The Sync: The Return of the Ligapokal
Last year the winter break lasted six long agonizing weeks. This year it will be seven. The break has been controversial for some time as even the Kaiser has called for the abandonment of this “luxury”. It is too long a layoff for the players and fans.
Meanwhile, this year the Ligapokal was not played due to the Euros. Last summer the Ligapokal was a terrific competition that involved the top four clubs from the previous season, the DFB Cup winner and the Zweite winner. Compared to the meaningless pre-season tournaments such as the Emirates, Amsterdam or Peace Cups, this was a competition that seemed to have purpose. And that purpose has grown ever since its revamp in 1997. It had a decent payout for the winner and carried prestige. There had been talk, even last summer that the competition might be expanded.
Yesterday, kicker reported that league officials met and have agreed to fix two problems with one solution. They are proposing to scale the break back to two or three weeks, like Spain or Italy. Rather than starting the season back a month earlier, they have decided to expand the Ligapokal and play it completely within this new window. The top 36 clubs (Bundesliga 1 and 2) will participate, with any team in European competition given a bye from the earliest round. While no specifics have been mentioned, it would seem that it would be a five round tournament that would be played over four weeks.
I love the idea, and here’s why.
1. Teams in Europe usually enter the first knock-out round of the UEFA Cup or CL without proper match fitness. This tournament gives them opportunity to be fully fit going into these tournaments, rather than suffering a disadvantage to clubs who have been playing for at least a month.
2. The league will restart with more cohesive squads. While all teams always return on equal footing after the winter break, they all have to get match prepared. This should mean that they return in February at full fitness. Last year, the number of late goals in the first week of return was high, because substitutions were so effective against tired defenses.
3. It gives all clubs an extra chance at silverware. That’s never a bad thing. And if a European spot goes along with it, then it’s all the better. This week I wrote many reasons why the Bundesliga is better than the EPL. But the fact that England has the Carling Cup, which has been won by Blackburn, Leicester City, Middlesboro and Tottenham in the past decade, is advantage England.

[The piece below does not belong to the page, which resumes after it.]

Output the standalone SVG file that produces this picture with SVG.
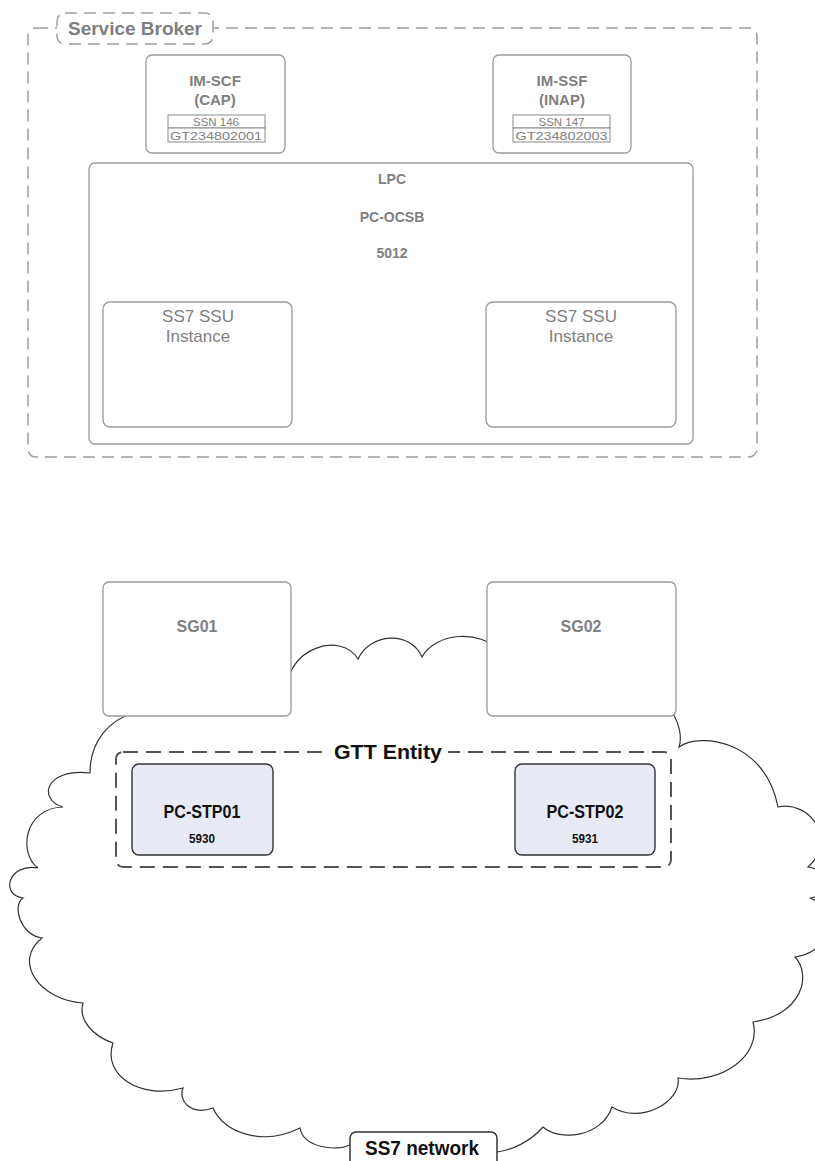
<svg xmlns="http://www.w3.org/2000/svg" width="815" height="1161" viewBox="0 0 815 1161">
<style>
.gbox{fill:#fff;stroke:#9a9a9a;stroke-width:1.3}
.frame{fill:none;stroke:#9e9e9e;stroke-width:1.5;stroke-dasharray:12 7}
.gtt{fill:none;stroke:#555;stroke-width:2;stroke-dasharray:15 8}
.stp{fill:#e8ebf5;stroke:#333;stroke-width:1.4}
.cell{fill:#fff;stroke:#8a8a8a;stroke-width:1}
.gb{font-family:"Liberation Sans",Arial,sans-serif;font-weight:bold;fill:#7f7f7f;text-anchor:middle}
.gr{font-family:"Liberation Sans",Arial,sans-serif;fill:#7f7f7f;text-anchor:middle}
.kb{font-family:"Liberation Sans",Arial,sans-serif;font-weight:bold;fill:#111;text-anchor:middle}
.cloud{fill:#fff;stroke:#333;stroke-width:1.2}
</style>
<rect width="815" height="1161" fill="#fff"/>

<g id="service-broker">
<rect class="frame" x="28" y="28" width="729" height="429" rx="8"/>
<rect x="57" y="13" width="156" height="31" rx="8" fill="#fff" stroke="#9e9e9e" stroke-width="1.5" stroke-dasharray="12 7"/>
<text class="gb" x="135" y="35" font-size="18" textLength="134" lengthAdjust="spacingAndGlyphs">Service Broker</text>
</g>

<g id="im-scf">
<rect class="gbox" x="146" y="55" width="139" height="98" rx="6"/>
<text class="gb" x="215" y="86" font-size="15">IM-SCF</text>
<text class="gb" x="215" y="105" font-size="15">(CAP)</text>
<rect class="cell" x="168" y="115" width="97" height="13"/>
<rect class="cell" x="168" y="128" width="97" height="14"/>
<text class="gr" x="216" y="126" font-size="11.5">SSN 146</text>
<text class="gr" x="216" y="139.5" font-size="11.5" textLength="92" lengthAdjust="spacingAndGlyphs">GT234802001</text>
</g>

<g id="im-ssf">
<rect class="gbox" x="493" y="55" width="138" height="98" rx="6"/>
<text class="gb" x="562" y="86" font-size="15">IM-SSF</text>
<text class="gb" x="562" y="105" font-size="15">(INAP)</text>
<rect class="cell" x="513" y="115" width="97" height="13"/>
<rect class="cell" x="513" y="128" width="97" height="14"/>
<text class="gr" x="561.5" y="126" font-size="11.5">SSN 147</text>
<text class="gr" x="561.5" y="139.5" font-size="11.5" textLength="92" lengthAdjust="spacingAndGlyphs">GT234802003</text>
</g>

<g id="lpc">
<rect class="gbox" x="89" y="163" width="604" height="281" rx="6"/>
<text class="gb" x="392" y="184" font-size="14">LPC</text>
<text class="gb" x="392" y="222" font-size="14">PC-OCSB</text>
<text class="gb" x="392" y="258" font-size="14">5012</text>
</g>

<g id="ssu1">
<rect class="gbox" x="103" y="302" width="189" height="125" rx="7"/>
<text class="gr" x="198" y="322" font-size="17">SS7 SSU</text>
<text class="gr" x="198" y="342" font-size="17">Instance</text>
</g>

<g id="ssu2">
<rect class="gbox" x="486" y="302" width="190" height="125" rx="7"/>
<text class="gr" x="581" y="322" font-size="17">SS7 SSU</text>
<text class="gr" x="581" y="342" font-size="17">Instance</text>
</g>

<g id="ss7-network">
<path class="cloud" d="M288,690 C285,650 340,630 358,659 C370,633 410,630 422,657 C435,633 480,628 500,652 L660,700 L672,712 C680,725 682,738 679,747 C700,732 765,740 778,807 C810,800 838,840 808,867 C830,870 834,895 810,898 C842,910 832,952 795,957 C812,975 802,1015 753,1022 C762,1055 722,1085 678,1078 C682,1102 640,1125 612,1107 C602,1137 560,1142 543,1127 C530,1142 512,1150 497,1152 L350,1145 C335,1152 303,1147 300,1128 C262,1147 223,1132 213,1108 C190,1116 178,1100 183,1088 C140,1100 102,1075 113,1043 C93,1036 78,1020 83,1003 C40,1000 12,962 42,938 C20,935 12,905 23,898 C0,895 8,863 38,868 C18,853 24,808 63,807 C38,800 44,768 90,773 C90,740 110,720 135,712 Z"/>
<rect x="350" y="1132" width="147" height="45" rx="6" fill="#fff" stroke="#333" stroke-width="1.5"/>
<text class="kb" x="422" y="1155" font-size="19.5" textLength="114" lengthAdjust="spacingAndGlyphs">SS7 network</text>
</g>

<g id="sg01">
<rect class="gbox" x="103" y="582" width="188" height="134" rx="6"/>
<text class="gb" x="197" y="632" font-size="16">SG01</text>
</g>

<g id="sg02">
<rect class="gbox" x="487" y="582" width="189" height="134" rx="6"/>
<text class="gb" x="581" y="632" font-size="16">SG02</text>
</g>

<g id="gtt-entity">
<rect class="gtt" x="116" y="752" width="555" height="115" rx="7"/>
<rect x="328" y="744" width="120" height="16" fill="#fff"/>
<text class="kb" x="388" y="759" font-size="20" textLength="108" lengthAdjust="spacingAndGlyphs">GTT Entity</text>
</g>

<g id="pc-stp01">
<rect class="stp" x="132" y="764" width="141" height="91" rx="7"/>
<text class="kb" x="202" y="818" font-size="17.5" textLength="77" lengthAdjust="spacingAndGlyphs">PC-STP01</text>
<text class="kb" x="202" y="843" font-size="12.5" textLength="26" lengthAdjust="spacingAndGlyphs">5930</text>
</g>

<g id="pc-stp02">
<rect class="stp" x="515" y="764" width="140" height="91" rx="7"/>
<text class="kb" x="585" y="818" font-size="17.5" textLength="77" lengthAdjust="spacingAndGlyphs">PC-STP02</text>
<text class="kb" x="585" y="843" font-size="12.5" textLength="26" lengthAdjust="spacingAndGlyphs">5931</text>
</g>

<g id="connectors"></g>
</svg>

4. While this will matter little to fans in Germany, the break takes its toll on oversees interest. When La Liga, Series A and the EPL are all in full swing for a month while German teams are on holidays, it can cause attrition in the second half of the season as viewers are already caught up in the most volatile part of other league’s campaigns. Let’s remember that competing for Asian, African and North American money is important, going forward, if German teams want to keep pace with English counterparts.
5. It’s innovative. Without upsetting the tradition of the Winterpause, the league has found a way to help the league domestically and in Europe, expand a good competition, open a new marketing avenue and give hope to all teams of silverware.